Fifth, the Soviet victory in World War II was possible only due to socialist construction. In World War I, the Russian empire fielded by far the weakest army of any of the major powers. Though it had an almost unlimited supply of soldiers, its level of training, organization, and equipment was disastrously bad. During World War II, in every single year, the newly industrialized USSR outproduced Germany – at the time, Europe's premier industrial power – in every major category of war material – planes, tanks, cannons, rifles, machine guns. This tremendous advantage in war material was key to the Soviet ability to resist and ultimately defeat an invasion force which had completely conquered Belgium and France – at the time, a major military power in her own right – in just six weeks.

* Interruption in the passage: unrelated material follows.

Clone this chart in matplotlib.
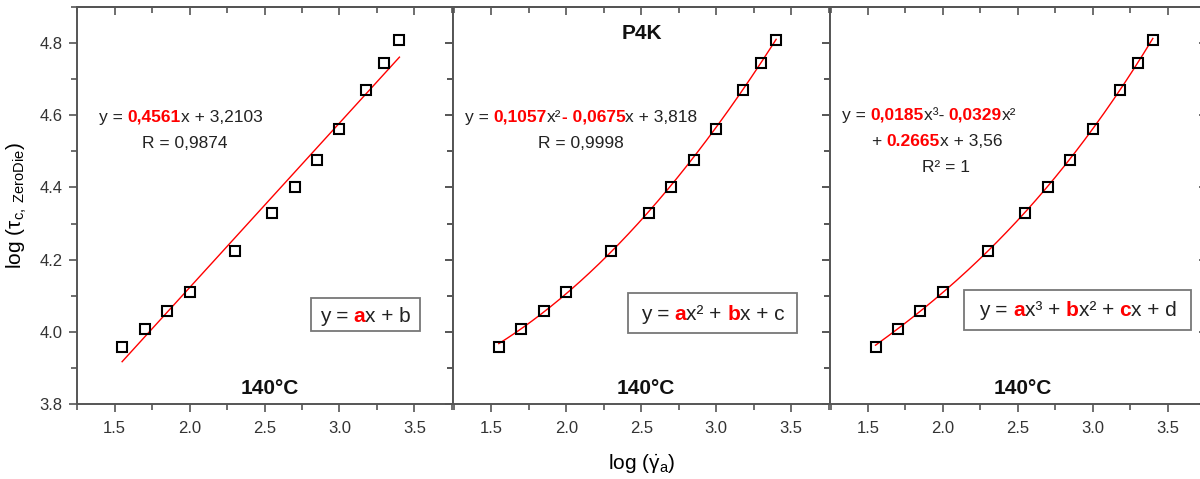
import numpy as np
import matplotlib
matplotlib.use('Agg')
import matplotlib.pyplot as plt
from matplotlib import transforms
from matplotlib.patches import Rectangle
from matplotlib.ticker import MultipleLocator

plt.rcParams['font.family'] = ['Liberation Sans', 'DejaVu Sans']
plt.rcParams['mathtext.fontset'] = 'custom'
plt.rcParams['mathtext.rm'] = 'Liberation Sans'
plt.rcParams['mathtext.it'] = 'Liberation Sans:italic'

# データ (log shear rate vs log tau)
x_log_rate = [1.55, 1.70, 1.85, 2.00, 2.30, 2.55, 2.70, 2.85, 3.00, 3.18, 3.30, 3.40]
y_log_tau = [3.959, 4.007, 4.058, 4.109, 4.223, 4.328, 4.402, 4.477, 4.561, 4.671, 4.745, 4.809]

# フィット係数
lin_coef = [0.4561, 3.2103]
quad_coef = [0.1057, -0.0675, 3.818]
cubic_coef = [0.0185, -0.0329, 0.2665, 3.56]
fit_range = [1.55, 3.40]

temp_label = '140°C'
sample_name = 'P4K'

RED = '#ff0000'
BLK = '#222222'
GRAY = '#555555'

eq_lines = [
    [[('y = ', BLK, False), ('0,4561', RED, True), ('x + 3,2103', BLK, False)],
     [('R = 0,9874', BLK, False)]],
    [[('y = ', BLK, False), ('0,1057', RED, True), ('x²', BLK, False), ('- 0,0675', RED, True),
      ('x + 3,818', BLK, False)],
     [('R = 0,9998', BLK, False)]],
    [[('y = ', BLK, False), ('0,0185', RED, True), ('x³- ', BLK, False), ('0,0329', RED, True),
      ('x²', BLK, False)],
     [('+ ', BLK, False), ('0.2665', RED, True), ('x + 3,56', BLK, False)],
     [('R² = 1', BLK, False)]],
]
model_lines = [
    [('y = ', BLK, False), ('a', RED, True), ('x + b', BLK, False)],
    [('y = ', BLK, False), ('a', RED, True), ('x² + ', BLK, False), ('b', RED, True), ('x + c', BLK, False)],
    [('y = ', BLK, False), ('a', RED, True), ('x³ + ', BLK, False), ('b', RED, True), ('x² + ', BLK, False),
     ('c', RED, True), ('x + d', BLK, False)],
]
coefs = [lin_coef, quad_coef, cubic_coef]

# レイアウト
eq_pos = [
    [(1.94, 4.582), (1.97, 4.508)],
    [(2.10, 4.582), (2.10, 4.509)],
    [(1.907, 4.587), (1.96, 4.516), (2.02, 4.443)],
]
box_pos = [(3.173, 4.027), (2.977, 4.034), (2.90, 4.045)]
box_pad = [(9, 24, 9), (12.5, 27, 13), (14.5, 26, 14)]

fig = plt.figure(figsize=(12, 4.79), dpi=100)
renderer = fig.canvas.get_renderer()


def text_width(s, size, weight):
    t1 = fig.text(0, 0, '|' + s + '|', fontsize=size, fontweight=weight)
    t2 = fig.text(0, 0, '||', fontsize=size, fontweight=weight)
    w = t1.get_window_extent(renderer).width - t2.get_window_extent(renderer).width
    t1.remove()
    t2.remove()
    return w


def color_text(ax, x, y, parts, size):
    widths = [text_width(s, size, 'bold' if b else 'normal') for s, c, b in parts]
    total = sum(widths)
    dx = -total / 2
    for (s, c, b), w in zip(parts, widths):
        tr = transforms.offset_copy(ax.transData, fig=fig, x=dx, y=0, units='dots')
        ax.text(x, y, s, transform=tr, ha='left', va='baseline', fontsize=size,
                color=c, fontweight='bold' if b else 'normal', zorder=6)
        dx += w
    return total


x0, w0 = 76.7 / 1200, 376.7 / 1200
b0, h0 = 75 / 479, 397 / 479
axes = []
for i in range(3):
    ax = fig.add_axes([x0 + i * w0, b0, w0, h0])
    axes.append(ax)
    ax.set_xlim(1.247, 3.76)
    ax.set_ylim(3.8, 4.9)

    xf = np.linspace(fit_range[0], fit_range[1], 200)
    ax.plot(xf, np.polyval(coefs[i], xf), color=RED, lw=1.0, zorder=3)
    ax.plot(x_log_rate, y_log_tau, 's', ms=6.5, mfc='none', mec='black', mew=1.5, zorder=4)

    for sp in ax.spines.values():
        sp.set_color(GRAY)
        sp.set_linewidth(1.4)
    ax.xaxis.set_major_locator(MultipleLocator(0.5))
    ax.xaxis.set_minor_locator(MultipleLocator(0.25))
    ax.yaxis.set_major_locator(MultipleLocator(0.2))
    ax.yaxis.set_minor_locator(MultipleLocator(0.1))
    ax.tick_params(which='both', direction='out', color=GRAY, width=1.2, labelcolor='#333333',
                   labelsize=12)
    ax.tick_params(axis='x', pad=6)
    ax.tick_params(axis='y', pad=4)
    ax.tick_params(which='major', length=6)
    ax.tick_params(which='minor', length=4)
    if i > 0:
        ax.tick_params(axis='y', labelleft=False)

    # 上と右は内向き
    sx = ax.secondary_xaxis('top')
    sx.xaxis.set_major_locator(MultipleLocator(0.5))
    sx.xaxis.set_minor_locator(MultipleLocator(0.25))
    sx.tick_params(which='both', direction='in', color=GRAY, width=1.2, labeltop=False)
    sx.tick_params(which='major', length=6)
    sx.tick_params(which='minor', length=4)
    sx.spines['top'].set_color(GRAY)
    sx.spines['top'].set_linewidth(1.4)
    sy = ax.secondary_yaxis('right')
    sy.yaxis.set_major_locator(MultipleLocator(0.2))
    sy.yaxis.set_minor_locator(MultipleLocator(0.1))
    sy.tick_params(which='both', direction='in', color=GRAY, width=1.2, labelright=False)
    sy.tick_params(which='major', length=6)
    sy.tick_params(which='minor', length=4)
    sy.spines['right'].set_color(GRAY)
    sy.spines['right'].set_linewidth(1.4)

    ax.text(0.512, 0.038, temp_label, transform=ax.transAxes, ha='center', va='center',
            fontsize=15, fontweight='bold', color='#111111')

    for parts, (px, py) in zip(eq_lines[i], eq_pos[i]):
        color_text(ax, px, py, parts, 12.5)

    bx, by = box_pos[i]
    total = color_text(ax, bx, by, model_lines[i], 15)
    padx, up, down = box_pad[i]
    cx, cy = ax.transData.transform((bx, by))
    inv = ax.transAxes.inverted()
    (l, b) = inv.transform((cx - total / 2 - padx, cy - down))
    (r, t) = inv.transform((cx + total / 2 + padx, cy + up))
    ax.add_patch(Rectangle((l, b), r - l, t - b, transform=ax.transAxes, facecolor='white',
                           edgecolor='#777777', lw=1.3, zorder=5))

axes[1].text(0.5, 0.932, sample_name, transform=axes[1].transAxes, ha='center', va='center',
             fontsize=15, fontweight='bold', color='#111111')
axes[0].set_ylabel(r'log ($\mathrm{τ}_{\mathrm{c,\ ZeroDie}}$)', fontsize=15, labelpad=8)
axes[1].set_xlabel(r'log ($\dot{\mathrm{γ}}_{\mathrm{a}}$)', fontsize=15, labelpad=12)

fig.savefig('out.png', dpi=100)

The reality is that the Soviet Union was the most consistent and dangerous enemy of fascism, the worst evil that Europe has ever suffered, and Soviet efforts and the strength of the USSR were key to fascism's defeat. This fact was not lost on many people in 1945, and certainly not on the handful of survivors of Auschwitz concentration camp liberated by the Soviet 322nd Rifle Division on January 31 of 1945.
No objective evaluation of socialism is possible without an objective evaluation of the real world history of socialism. In the long list of accomplishments of real world socialism to date, we must prominently include playing the key role in the defeat of Nazism.